Autoincs are always in temporal order - by definition.
Of course you can use any column you want in the sequence join, just so long as it is unique within the required subset, integers just happen to be most convenient for this.
But not MySQL. In any case, as I said, you can use any column of any type you like, just so long as it is unique within the set and can be ordered to suit your needs. If one has gone to all the trouble to configure the engine to fill in the gaps then I assume that one knows enough to spot this as well.
(The practice of reusing deleted autoinc IDs also smack of giving them a meaning outside their strict purpose of supplying a guaranteed unique key: ie. a meaning outside of the database. That is a practice to be frowned upon)

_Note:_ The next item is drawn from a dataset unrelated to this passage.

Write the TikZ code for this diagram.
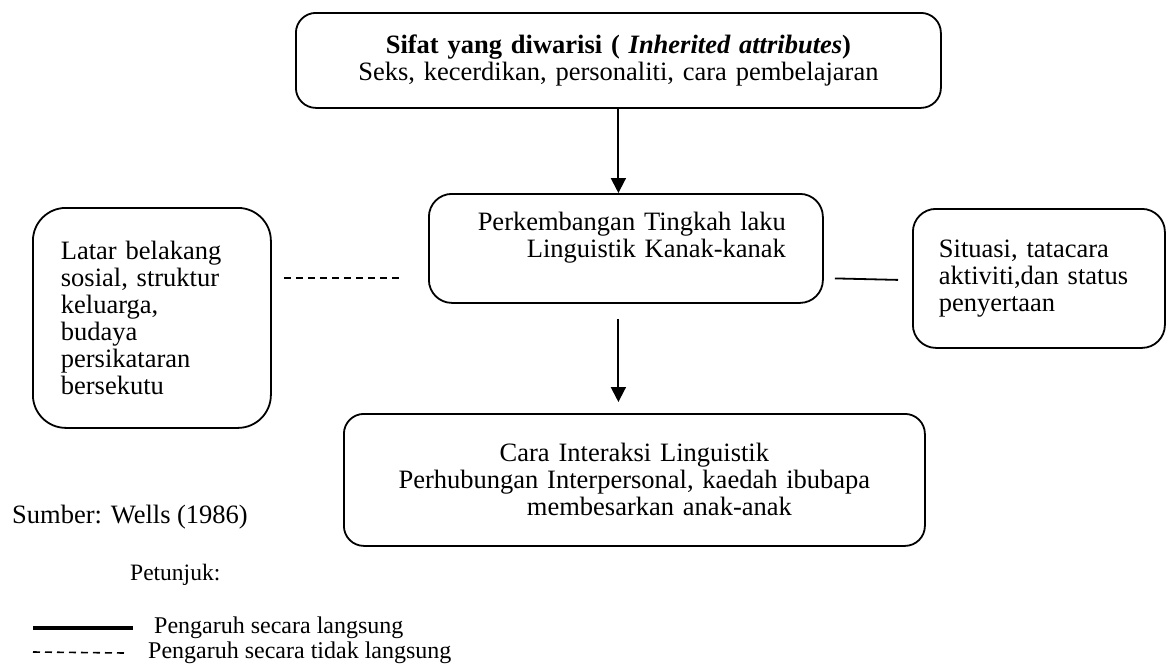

My solution is also a general purpose one in that it can be used to display the last post of multiple users in multiple threads, not just the one in question. All other methods will have difficulty in showing results from multiple subsets. In fact the only other way that this can be done that I know of is in Oracle where there is the vendor specific operator 'SEQUENCE' and this can be applied to a partition by using the operator 'OVER' so that it acheives the same result. Great if you are using Oracle but not much use to the rest of us.
sonny100 did not state what database system was used, so MySQL is just an assumption, although it is probably the best assumption to make when you have no other information
Checking the MySQL documentation, can anyone confirm that AUTO_INCREMENT for MySQL does not allow reuse of ids even for deleted rows? The part about "this happens even for MyISAM tables, for which AUTO_INCREMENT values normally are not reused" seems to hint otherwise.
Quote:
Originally Posted by Roger Ramjet
(The practice of reusing deleted autoinc IDs also smack of giving them a meaning outside their strict purpose of supplying a guaranteed unique key: ie. a meaning outside of the database. That is a practice to be frowned upon)
I am not sure if such a meaning is implied, and in any case I note that the same can be said of using such ids to provide time information. In fact, that is why I brought it up, because I recall reading a database related book that recommended against such a practice.
sonny100 did not state what database system was used, so MySQL is just an assumption, although it is probably the best assumption to make when you have no other information
Now laserlight you have been around here long enough to know that in this forum it is always mysql unless the user specifies otherwise.
That said, my method will work for any sql db engine: unless the user has done something like force the reuse of burnt autoincs.
Quote:
Originally Posted by laserlight
Checking the MySQL documentation, can anyone confirm that AUTO_INCREMENT for MySQL does not allow reuse of ids even for deleted rows? The part about "this happens even for MyISAM tables, for which AUTO_INCREMENT values normally are not reused" seems to hint otherwise.
That quote specifically relates to the use of an autoinc in a multi-column compound key. What it actually says is that the next autoinc value is then calculated as max(autoinc)+1. So the number will be reused only if you delete the last row, or of course if an insert fails. Gaps elsewhere in the sequence are NOT filled in EVER.
As to the rest, what you do inside the db is up to you. My strictures apply to the use of the column value in the outside world. I can't think of any other reason why one would be bothered about gaps in the sequence.
The book that you read probably also warned against using an autoinc as the primary key as well. Now that is a debate I am not going to waste my time on either.
But you are right. Striclty speaking the insert datetime should be used. The fact that no such column was mentioned does not mean that we can not assume it exists. After all I assumed that there was an autoinc column as well. The fact that datetime indexes are nmuch slower to process than integer indexes should not be important: except that query processing speed is almost always important to me at least.